Arte insoportable, 2015
In several interviews with the artist, he was brilliantly unable to enlighten us about the title of this work and his relationship to it. But what is clear is the link between this installation and the phenomenon of aesthetic discordance in the process of artistic creation. The unbearable lightness of art that falls under its own weight, which is incapable of sustaining its own levitatation (see levitation art), redeems from the floor its own shadow as an extension of itself, a black ghost that ascends the institutional wall of culo blanco (white rear end)—no, cubo blanco (white cube)—in abstract geometric form, to the kingdom of heaven.

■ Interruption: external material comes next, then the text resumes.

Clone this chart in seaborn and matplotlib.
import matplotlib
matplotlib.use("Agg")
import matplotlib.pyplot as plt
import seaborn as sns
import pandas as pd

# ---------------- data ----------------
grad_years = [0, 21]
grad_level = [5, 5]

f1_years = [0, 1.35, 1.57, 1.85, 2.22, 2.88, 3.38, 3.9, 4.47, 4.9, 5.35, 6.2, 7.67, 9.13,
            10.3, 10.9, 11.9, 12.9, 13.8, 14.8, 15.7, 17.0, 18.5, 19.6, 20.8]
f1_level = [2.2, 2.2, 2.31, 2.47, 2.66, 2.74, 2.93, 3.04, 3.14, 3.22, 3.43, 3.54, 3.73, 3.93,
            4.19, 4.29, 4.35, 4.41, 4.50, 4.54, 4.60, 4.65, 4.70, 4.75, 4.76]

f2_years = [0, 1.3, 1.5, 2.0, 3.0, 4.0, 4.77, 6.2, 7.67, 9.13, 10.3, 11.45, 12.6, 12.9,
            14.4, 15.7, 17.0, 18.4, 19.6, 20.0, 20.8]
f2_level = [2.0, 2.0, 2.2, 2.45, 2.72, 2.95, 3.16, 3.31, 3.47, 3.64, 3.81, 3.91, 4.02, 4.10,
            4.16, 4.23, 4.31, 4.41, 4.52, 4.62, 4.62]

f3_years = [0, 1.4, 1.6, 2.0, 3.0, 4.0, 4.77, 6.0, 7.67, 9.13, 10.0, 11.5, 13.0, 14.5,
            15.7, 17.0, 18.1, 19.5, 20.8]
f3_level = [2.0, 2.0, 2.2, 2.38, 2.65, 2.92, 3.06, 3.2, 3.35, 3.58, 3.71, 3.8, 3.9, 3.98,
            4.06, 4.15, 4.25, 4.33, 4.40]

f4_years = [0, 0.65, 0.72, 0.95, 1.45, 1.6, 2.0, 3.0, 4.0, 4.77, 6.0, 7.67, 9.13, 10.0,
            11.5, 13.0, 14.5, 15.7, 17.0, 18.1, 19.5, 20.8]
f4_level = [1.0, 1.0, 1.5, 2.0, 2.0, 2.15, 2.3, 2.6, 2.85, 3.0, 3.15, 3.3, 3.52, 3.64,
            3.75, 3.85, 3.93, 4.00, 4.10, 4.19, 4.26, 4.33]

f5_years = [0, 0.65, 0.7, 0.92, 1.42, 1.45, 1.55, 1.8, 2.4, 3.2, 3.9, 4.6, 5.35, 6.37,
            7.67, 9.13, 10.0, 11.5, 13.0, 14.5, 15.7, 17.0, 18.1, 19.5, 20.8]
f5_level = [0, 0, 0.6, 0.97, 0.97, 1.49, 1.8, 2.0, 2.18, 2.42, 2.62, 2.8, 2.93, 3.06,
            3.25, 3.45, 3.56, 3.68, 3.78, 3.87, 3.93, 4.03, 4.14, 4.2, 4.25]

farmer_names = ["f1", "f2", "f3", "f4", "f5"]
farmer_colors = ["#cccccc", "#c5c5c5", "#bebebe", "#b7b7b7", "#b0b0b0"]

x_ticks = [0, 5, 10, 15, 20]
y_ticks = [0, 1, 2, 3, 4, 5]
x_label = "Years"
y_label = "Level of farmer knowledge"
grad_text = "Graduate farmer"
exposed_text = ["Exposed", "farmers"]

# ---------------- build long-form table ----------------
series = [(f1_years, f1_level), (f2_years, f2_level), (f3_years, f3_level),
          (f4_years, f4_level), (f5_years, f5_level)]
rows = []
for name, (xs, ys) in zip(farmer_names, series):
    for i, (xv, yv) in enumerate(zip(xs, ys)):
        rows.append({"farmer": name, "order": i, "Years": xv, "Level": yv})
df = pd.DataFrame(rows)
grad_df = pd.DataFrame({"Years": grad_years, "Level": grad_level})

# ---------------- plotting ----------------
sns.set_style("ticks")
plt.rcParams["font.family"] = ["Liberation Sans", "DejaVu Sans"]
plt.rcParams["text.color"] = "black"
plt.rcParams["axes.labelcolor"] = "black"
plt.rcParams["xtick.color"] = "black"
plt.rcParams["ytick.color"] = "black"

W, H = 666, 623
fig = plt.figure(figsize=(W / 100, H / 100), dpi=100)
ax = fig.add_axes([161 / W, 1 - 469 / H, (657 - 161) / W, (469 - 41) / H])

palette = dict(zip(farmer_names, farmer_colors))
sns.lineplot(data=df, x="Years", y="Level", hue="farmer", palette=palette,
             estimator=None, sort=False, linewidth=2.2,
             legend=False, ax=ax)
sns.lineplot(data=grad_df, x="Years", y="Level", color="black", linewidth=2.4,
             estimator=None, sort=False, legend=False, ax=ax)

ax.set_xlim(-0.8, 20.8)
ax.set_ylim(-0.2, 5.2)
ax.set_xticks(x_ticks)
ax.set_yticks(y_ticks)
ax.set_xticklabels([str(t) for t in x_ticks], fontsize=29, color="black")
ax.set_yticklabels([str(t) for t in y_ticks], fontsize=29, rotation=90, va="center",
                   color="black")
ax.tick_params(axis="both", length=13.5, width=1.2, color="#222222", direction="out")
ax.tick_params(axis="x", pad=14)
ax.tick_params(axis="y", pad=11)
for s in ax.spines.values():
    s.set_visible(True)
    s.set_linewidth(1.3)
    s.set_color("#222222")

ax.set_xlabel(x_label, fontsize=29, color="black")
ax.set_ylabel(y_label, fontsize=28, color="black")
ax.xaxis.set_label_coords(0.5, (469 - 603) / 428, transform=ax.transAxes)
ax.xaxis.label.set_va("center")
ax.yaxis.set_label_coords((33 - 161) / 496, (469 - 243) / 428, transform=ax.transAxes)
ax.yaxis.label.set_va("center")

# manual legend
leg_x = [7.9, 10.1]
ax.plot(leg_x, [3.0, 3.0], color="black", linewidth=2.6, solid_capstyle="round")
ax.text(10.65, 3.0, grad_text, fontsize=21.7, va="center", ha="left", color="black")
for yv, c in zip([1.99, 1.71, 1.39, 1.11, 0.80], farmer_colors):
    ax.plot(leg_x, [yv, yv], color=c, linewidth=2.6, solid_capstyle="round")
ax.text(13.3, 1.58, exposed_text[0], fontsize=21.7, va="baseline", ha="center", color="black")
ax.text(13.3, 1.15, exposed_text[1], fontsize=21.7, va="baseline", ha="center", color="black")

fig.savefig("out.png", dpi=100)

Arte oficial, 2015, with Arte Underground, 2015, in background at right
On Arte official: An exquisite work of stunning superficiality—as all good art is characterized and defined when it is worthy of representing surface art (superficial art), which is a counterpoint and eternal opponent of arte profundo (underground art). In this work the artist proposes, in a crazy way, to overlap the termspatriotic art and official art: The canvas, ergo art, as the flag of what? Does the official culture have a flag, the same as the nation?
Arte underground is a work that is inserted into the underground art movement, which evolved from the stagnant overground art. We must be redundant and emphasize that the difference between these two arts is that one moves, the other does not. This work overflows the literal, provoking a flood of self-referentiality that could drown the concept if it doesn’t know how to swim—or doesn’t know anything, not to speak or to write. This concept survived during the Special Period [after the collapse of the Soviet Union] as a lifeguard in an underground pool frequented by foreign concepts.
Arte politicarte, 2015
The Master said: “Driven by political maneuvering and content with punishments, the people become astute and lose shame. Led by virtue and moderated by rites, they develop a sense of shame and participation.” Entrepreneurship (el cuentapropismo) will evolve a way to sell, on the black market, boxes with “virtue” and “moderating rites” so that once they are sampled, it will be necessary to develop the sense of shame and participation. If the words I’m going to write are not more beautiful than a sheet of paper, then I will not write. A white sheet (blanco) is ugly (fea).
Articidio, 2015
This work, full of the optimistic conceit of bipolar disorders, moves through the swampy terrain between suicide and homicide, and brings us back to post-Satorian or Nirvanic experiences, as applicable. The author, during ritual practices related to the fine art of seppuku (harikiri, not to be confused with hareKrisna, the god of the Yoruba pantheon) has deconstructed the aesthetic category of suicide, to masterfully innovate the neologism “Articidio” (of the masculine gender, said of the union in concubinage between “art” and “suicide”). The delicate detail of the cut, in the manner of the stylist Lucio Fontana, cannot pass unnoticed, as in the best tradition of slashing wrists, heiress to a “friki” subculture,” and to the rhythm of chords by the solo diva of Evanescence or Emonescene.
Installation view of the exhibition, with, at left: When you’re down almost all step on you; rear wall,You’re a prisoner and you do not know; and what do I know?; and at right, Arte y sanía, 2015.
Lázaro Saavedra: Base / Superestructura was presented at the Wifredo Lam Center of Contemporary Art February 16-March 16, 2016.